Vertrauen, das ihrer Meinung nach gerade den Frauen in Hollywood viel zu selten geschenkt wird. Doch wie schon in ihrer Dankesrede bei den Oscars betonte Hildur Guðnadóttir auch auf der Berlinale, wie wichtig es andersherum auch sei, gerade als Filmkomponistin selbstbewusst das einzufordern, was einem zusteht.

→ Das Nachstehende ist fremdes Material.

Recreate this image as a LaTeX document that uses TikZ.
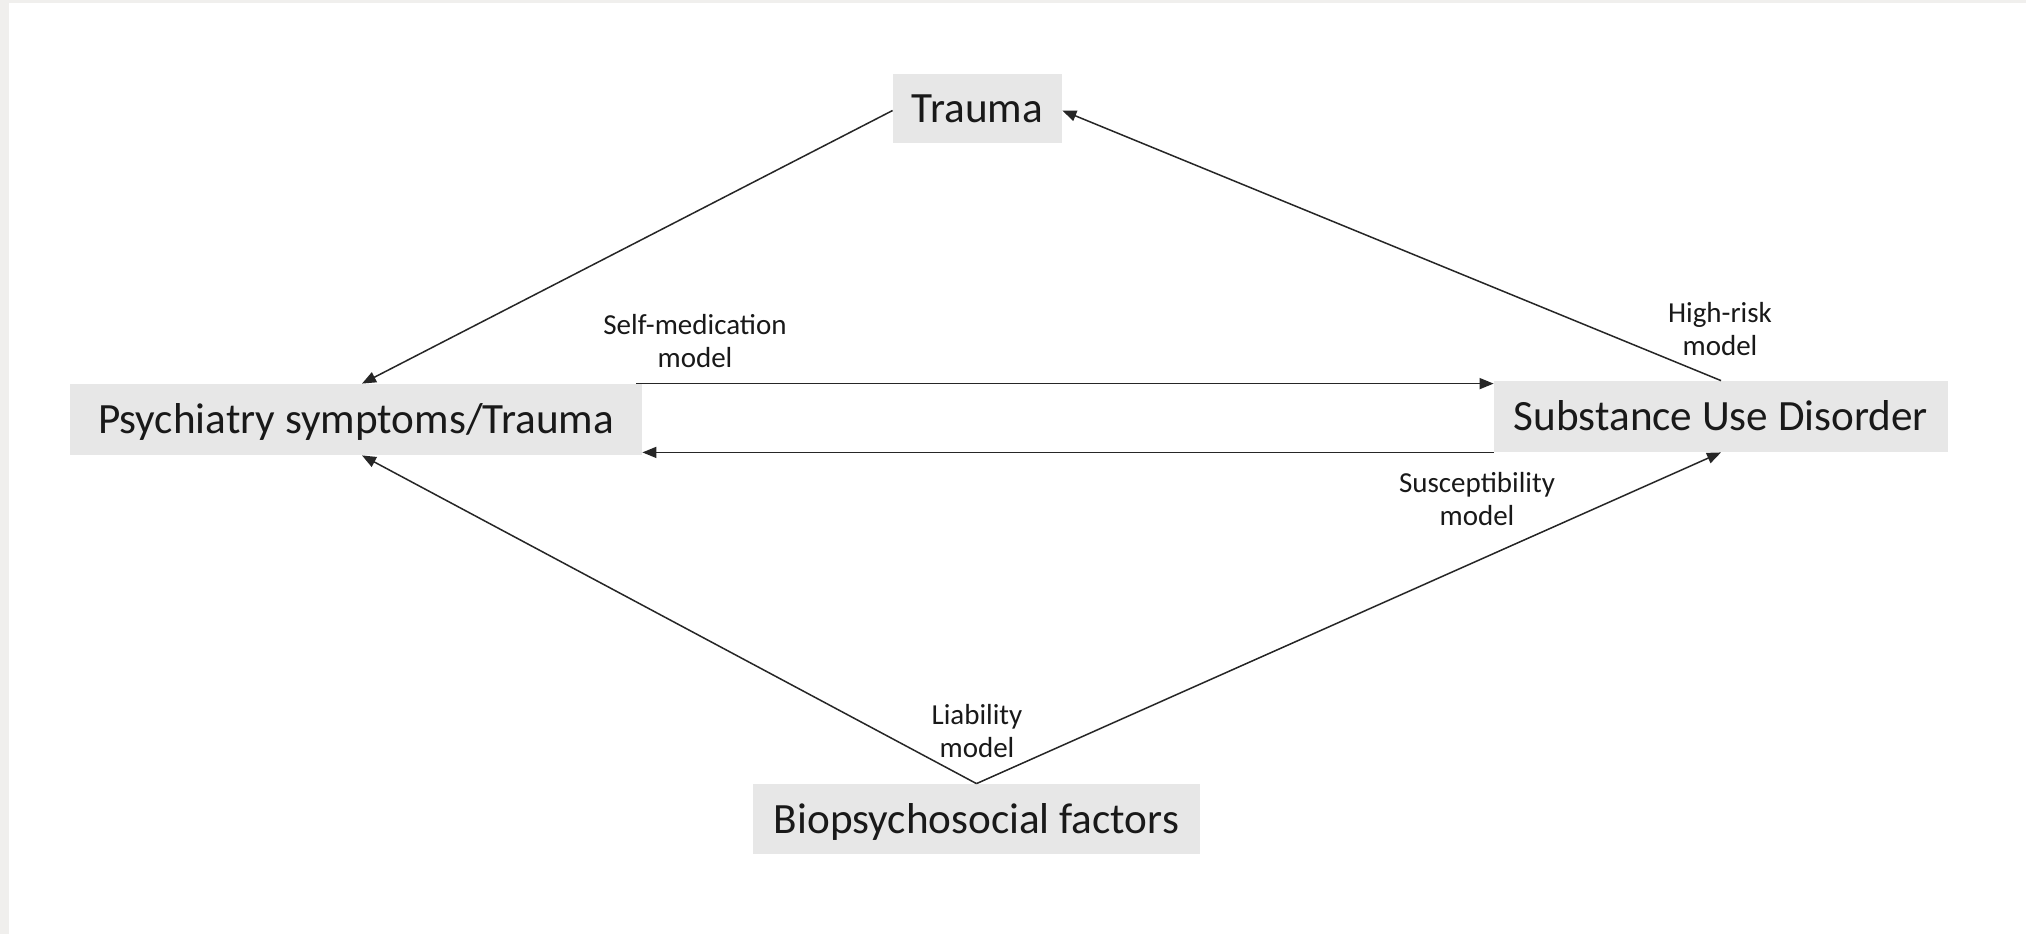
\documentclass[tikz,border=0pt]{standalone}
\usepackage{fontspec}
\setmainfont{Carlito}
\usetikzlibrary{arrows.meta,calc}
\definecolor{boxgray}{HTML}{E7E7E7}
\definecolor{framegray}{HTML}{F0EFED}
\begin{document}
\begin{tikzpicture}[x=0.5pt,y=-0.5pt,
  box/.style={rectangle,fill=boxgray,inner sep=0pt,text height=14pt,text depth=0pt,font=\fontsize{21.6pt}{25pt}\selectfont,text=black!90},
  lbl/.style={align=center,inner sep=0pt,font=\fontsize{14.5pt}{16.5pt}\selectfont,text=black!90},
  conn/.style={line width=0.75pt,draw=black!85,-{Triangle[length=7pt,width=5.5pt]}},
  plain/.style={line width=0.75pt,draw=black!85}]
\useasboundingbox (0,0) rectangle (2026,934);
\fill[white] (0,0) rectangle (2026,934);
\fill[framegray] (0,0) rectangle (9,934);
\fill[framegray] (0,0) rectangle (2026,3);

\node[box,minimum width=84.5pt,minimum height=34.5pt] (trauma) at (977.5,108.5) {Trauma};
\node[box,minimum width=286pt,minimum height=35.5pt] (psych) at (356,419.5) {Psychiatry symptoms/Trauma};
\node[box,minimum width=227pt,minimum height=35.5pt] (sud) at (1721,416.5) {Substance Use Disorder};
\node[box,minimum width=223.5pt,minimum height=35pt] (bio) at (976.5,819) {Biopsychosocial factors};

\draw[conn] ([yshift=-1pt]trauma.west) -- ([xshift=3pt]psych.north);
\draw[conn] (sud.north) -- ([yshift=-1pt]trauma.east);
\draw[conn] ([xshift=-3pt]psych.north east) -- (sud.west |- psych.north east);
\draw[conn] (sud.south west) -- (psych.east |- sud.south west);
\draw[conn] (bio.north) -- ([xshift=3pt]psych.south);
\draw[conn] (bio.north) -- (sud.south);

\node[lbl] (lself) at (695,341.5) {Self-medication\\model};
\node[lbl] (lhigh) at (1720,329.5) {High-risk\\model};
\node[lbl] (lsusc) at (1477,499) {Susceptibility\\model};
\node[lbl] (lliab) at (977,731.5) {Liability\\model};
\end{tikzpicture}
\end{document}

Aufnahmen im Atomkraftwerk
"Anstatt sich darüber zu beklagen, dass es in diesem Metier zu wenige Frauen gibt, sollte man lieber was dagegen tun", so Guðnadóttir. "Mein Rat – nicht nur an Frauen, sondern an alle in der Kreativ-Branche – ist, dass man auf seine innere Stimme hören sollte, was sie dir sagt und wo sie dich hinführen will. Das macht einen Künstler aus!"
Bei ihrem Soundtrack zur Mini-Serie "Chernobyl" führte dieser Weg Hildur Guðnadóttir in ein altes Atomkraftwerk in Litauen, wo sie aus den Geräuschen vor Ort und ihrer Stimme als einzigem menschlichen Element eine intensive Klanglandschaft erschaffen konnte.
"Faktentreu" nennt Guðnadóttir das, im Gegensatz zu fiktionaler, oft überdramatisierender Hollywood-Musik – wenn es nach ihr geht, soll sich der Zuschauer selbst eine emotionale Meinung bilden können. Doch dafür fehle bei vielen Projekten ganz einfach die Zeit:
"Beim kreativen Prozess ist es bei mir wie mit der Musik selbst: Je schneller, desto weniger Zeit habe ich, mich wirklich darauf einzulassen. Das macht für mich keinen Sinn."
Folge den Brotkrümeln
Mit Liebe zum Detail, nordischer Gelassenheit und viel künstlerischer Freiheit hat Hildur Guðnadóttir sich zu einer der spannendsten Filmkomponistinnen der heutigen Zeit entwickelt. Wie es weitergeht? Das weiß sie selbst noch nicht so genau.
"Ich mache das wie Hänsel und Gretel: ich folge einfach den Brotkrümeln und lasse mich überraschen." Aber das müsse noch ein bisschen warten: "Bevor ich etwas Neues schreiben kann, muss ich erstmal meine innere Stimme wieder hören. Und in letzter Zeit war es dafür viel zu laut."